Командование 65-й армии отчетливо представляло всю сложность будущего наступления с прорывом обороны немцев, занимавших господствующие высоты и создавших сильные опорные узлы сопротивления — Мало-Клетский, Логовский, Сиротинский, Хмелевский и Трехостровский — с законченной системой артиллерийского и пулеметного огня. Мы старались найти наиболее правильное решение, а позже, в ходе операции, вносить необходимые коррективы.
Донской фронт имел в резерве 16-й танковый корпус (105 машин), который был сосредоточен в полосе действий 24-й армии, то есть на направлении вспомогательного удара. При этом учитывалось, что 24-я армия стоит на восточном берегу Дона и при движении на Вертячий танкам не нужно будет форсировать реку. Но против такого решения были веские основания. Во-первых, участок, избранный для прорыва в полосе 24-й армии (высота 56,8), пользовался особым вниманием противника, укреплялся почти три месяца; он был насыщен противотанковыми препятствиями и имел хорошо организованную систему огня. Во-вторых, этот участок обороняли немецкие части, а опыт левого крыла Донского фронта в сентябре и октябре показал, что немецкая противотанковая оборона весьма эффективна — сбить немцев с высот в коридоре, отделявшем тогда наши части от дивизий армии Чуйкова, никак не удавалось.

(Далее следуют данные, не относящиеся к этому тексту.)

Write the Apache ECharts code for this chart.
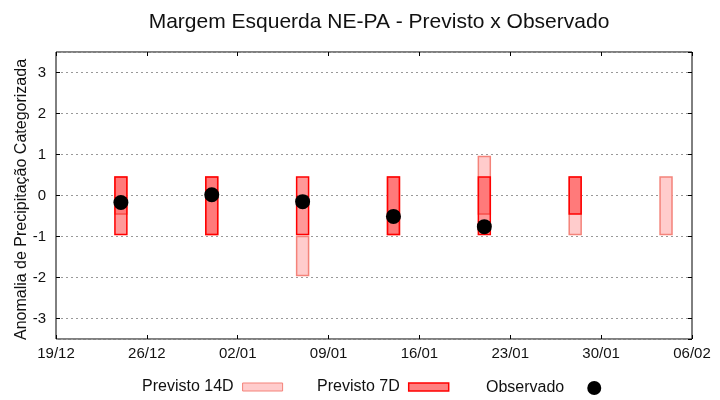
<!DOCTYPE html>
<html>
<head>
<meta charset="utf-8">
<script src="https://cdn.jsdelivr.net/npm/echarts@6/dist/echarts.min.js"></script>
<style>html,body{margin:0;padding:0;background:#fff}#c{width:720px;height:400px}</style>
</head>
<body>
<div id="c"></div>
<script>
// ---- data ----
const tickLabels = ['19/12','26/12','02/01','09/01','16/01','23/01','30/01','06/02'];
const weeks = ['24/12','31/12','07/01','14/01','21/01','28/01','04/02'];
const prev14Low  = [-0.45, -0.95, -1.95, -0.95, -0.45, -0.95, -0.95];
const prev14High = [ 0.45,  0.45, -1.00,  0.45,  0.95,  0.45,  0.45];
const prev7Low   = [-0.95, -0.95, -0.95, -0.95, -0.95, -0.45, null];
const prev7High  = [ 0.45,  0.45,  0.45,  0.45,  0.45,  0.45, null];
const observed   = [-0.17,  0.02, -0.15, -0.51, -0.76, null, null];

// day offset from 19/12
function dayOffset(lbl){
  const [d,m] = lbl.split('/').map(Number);
  const base = Date.UTC(2023,11,19);
  const y = m === 12 ? 2023 : 2024;
  return Math.round((Date.UTC(y,m-1,d) - base)/86400000);
}
const xs = weeks.map(dayOffset);
const xMax = dayOffset(tickLabels[tickLabels.length-1]);

const halfW = 0.46;
function boxRender(fill, stroke){
  return function(params, api){
    const x = api.value(0), lo = api.value(1), hi = api.value(2);
    if (isNaN(lo) || isNaN(hi)) return null;
    const p1 = api.coord([x - halfW, hi]);
    const p2 = api.coord([x + halfW, lo]);
    return {
      type: 'rect',
      shape: {x: p1[0], y: p1[1], width: p2[0]-p1[0], height: p2[1]-p1[1]},
      style: {fill: fill, stroke: stroke, lineWidth: 1.5}
    };
  };
}
const d14 = xs.map((x,i)=>[x, prev14Low[i], prev14High[i]]);
const d7 = xs.map((x,i)=>[x, prev7Low[i] == null ? '-' : prev7Low[i], prev7High[i] == null ? '-' : prev7High[i]]);
const dObs = xs.map((x,i)=> observed[i] == null ? null : [x, observed[i]]).filter(Boolean);

const font = 'Liberation Sans, Arial, sans-serif';
const chart = echarts.init(document.getElementById('c'), null, {renderer:'canvas'});
const legendCommon = {
  top: 379, align: 'right', orient: 'horizontal', padding: 0,
  textStyle: {fontFamily: font, fontSize: 16, color: '#111', padding: [0, 4, 0, 0]},
  selectedMode: false
};
const tickStyle = {show: true, inside: true, length: 4, lineStyle: {color: '#000'}};
chart.setOption({
  animation: false,
  backgroundColor: '#fff',
  title: {
    text: 'Margem Esquerda NE-PA - Previsto x Observado',
    left: 374, textAlign: 'center', top: 7,
    textStyle: {fontFamily: font, fontSize: 21, fontWeight: 'normal', color: '#111'}
  },
  legend: [
    Object.assign({}, legendCommon, {left: 142, itemWidth: 40, itemHeight: 8,
      data: [{name: 'Previsto 14D', icon: 'rect', itemStyle: {color: '#ffcccc', borderColor: '#f4837a', borderWidth: 1}}]}),
    Object.assign({}, legendCommon, {left: 317, itemWidth: 40, itemHeight: 8,
      data: [{name: 'Previsto 7D', icon: 'rect', itemStyle: {color: '#ff8080', borderColor: '#ff0000', borderWidth: 1.5}}]}),
    Object.assign({}, legendCommon, {left: 486, itemWidth: 14, itemHeight: 14, top: 380,
      textStyle: {fontFamily: font, fontSize: 16, color: '#111', padding: [0, 18, 0, 0]},
      data: [{name: 'Observado', icon: 'circle', itemStyle: {color: '#000', opacity: 1}}]})
  ],
  grid: {left: 56, right: 28, top: 52, bottom: 61, show: true, borderColor: '#000', borderWidth: 1,
         backgroundColor: 'transparent', containLabel: false, outerBoundsMode: 'none'},
  xAxis: [{
    type: 'value', min: 0, max: xMax, interval: 7,
    axisLine: {show: false, onZero: false},
    axisTick: tickStyle,
    splitLine: {show: false},
    axisLabel: {
      margin: 7, fontFamily: font, fontSize: 15, color: '#111',
      formatter: v => tickLabels[Math.round(v/7)] || ''
    }
  },{
    type: 'value', position: 'top', min: 0, max: xMax, interval: 7,
    axisLine: {show: false, onZero: false},
    axisTick: tickStyle,
    splitLine: {show: false}, axisLabel: {show: false}
  }],
  yAxis: [{
    type: 'value', min: -3.5, max: 3.5, splitNumber: 7,
    name: 'Anomalia de Precipitação Categorizada', nameLocation: 'middle', nameGap: 26,
    nameMoveOverlap: false,
    nameTextStyle: {fontFamily: font, fontSize: 16, color: '#111', padding: [0, 8, 0, 0]},
    axisLine: {show: false, onZero: false},
    axisTick: tickStyle,
    axisLabel: {showMinLabel: false, showMaxLabel: false, margin: 10, fontFamily: font, fontSize: 15, color: '#111'},
    splitLine: {show: true, lineStyle: {color: '#999', type: [2, 3], width: 1}}
  },{
    type: 'value', position: 'right', min: -3.5, max: 3.5, splitNumber: 7,
    axisLine: {show: false, onZero: false},
    axisTick: tickStyle,
    axisLabel: {show: false}, splitLine: {show: false}
  }],
  series: [
    {name: 'Previsto 14D', type: 'custom', renderItem: boxRender('#ffcccc', '#f4837a'),
     itemStyle: {color: '#ffcccc'}, encode: {x: 0, y: [1, 2]}, data: d14, z: 2},
    {name: 'Previsto 7D', type: 'custom', renderItem: boxRender('rgba(255,0,0,0.4)', '#ff0000'),
     itemStyle: {color: '#ff8080'}, encode: {x: 0, y: [1, 2]}, data: d7, z: 3},
    {name: 'Observado', type: 'scatter', symbol: 'circle', symbolSize: 15,
     itemStyle: {color: '#000', opacity: 1}, data: dObs, z: 4}
  ]
});
</script>
</body>
</html>
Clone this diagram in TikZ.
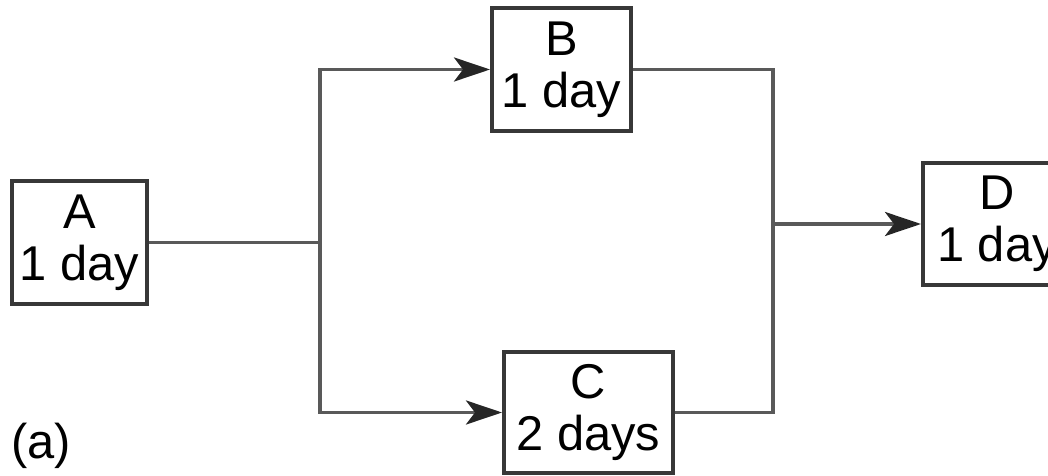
\documentclass[tikz,border=0pt]{standalone}
\usepackage{fontspec}
\setmainfont{Liberation Sans}
\usetikzlibrary{arrows, arrows.meta}
\definecolor{linegray}{gray}{0.35}
\definecolor{boxgray}{gray}{0.22}

\begin{document}
\begin{tikzpicture}[x=0.02cm,y=-0.02cm,
  task/.style={draw=boxgray,line width=0.08cm,inner sep=0pt,align=center,
    font=\fontsize{27.8}{29.6}\selectfont},
  link/.style={draw=linegray,line width=0.075cm},
  flow/.style={link,-{Stealth[length=0.72cm,width=0.48cm,inset=0.18cm,color=black!85]}}]
\clip (0,0) rectangle (1048,476); %picture frame
\node[task,minimum width=2.7cm,minimum height=2.48cm] (A) at (79.5,242.5) {A\\1 day}; %A
\node[task,minimum width=2.78cm,minimum height=2.46cm] (B) at (561.5,69.5) {B\\1 day}; %B
\node[task,minimum width=3.38cm,minimum height=2.42cm] (C) at (588.5,412.5) {C\\2 days}; %C
\node[task,minimum width=2.96cm,minimum height=2.44cm] (D) at (997,224) {D\\1 day}; %D
\coordinate (split) at (320,242.5);
\coordinate (join) at (773,224);
\draw[link] (A) -- (split);
\draw[flow] (split) |- (B);
\draw[flow] (split) |- (C);
\draw[link] (B) -| (join);
\draw[link] (C) -| (join);
\draw[flow] (join) -- (D);
\node[font=\fontsize{27.8}{29.6}\selectfont] (label) at (41,446) {(a)};
\end{tikzpicture}
\end{document}
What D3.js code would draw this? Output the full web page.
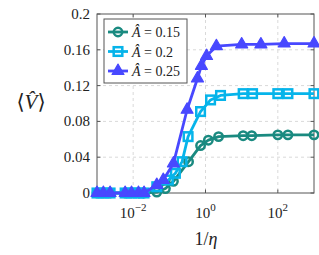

Наконец, еще один вопрос из области фронтового планирования. Мне и по сию пору непонятно, почему начало боевых действий ударной группы у Галанина было перенесено на три дня позже нашего. Ведь в наметках наступательной операции красной нитью проходила мысль: одновременный прорыв на нескольких направлениях с целью дезориентировать противника, дезорганизовать его руководство и лишить возможности маневрировать резервами. Войска же Донского фронта, действовавшие в малой излучине, вынуждены были на первых порах поступать совсем иначе, что, конечно, затрудняло взаимодействие между 65-й и 24-й армиями.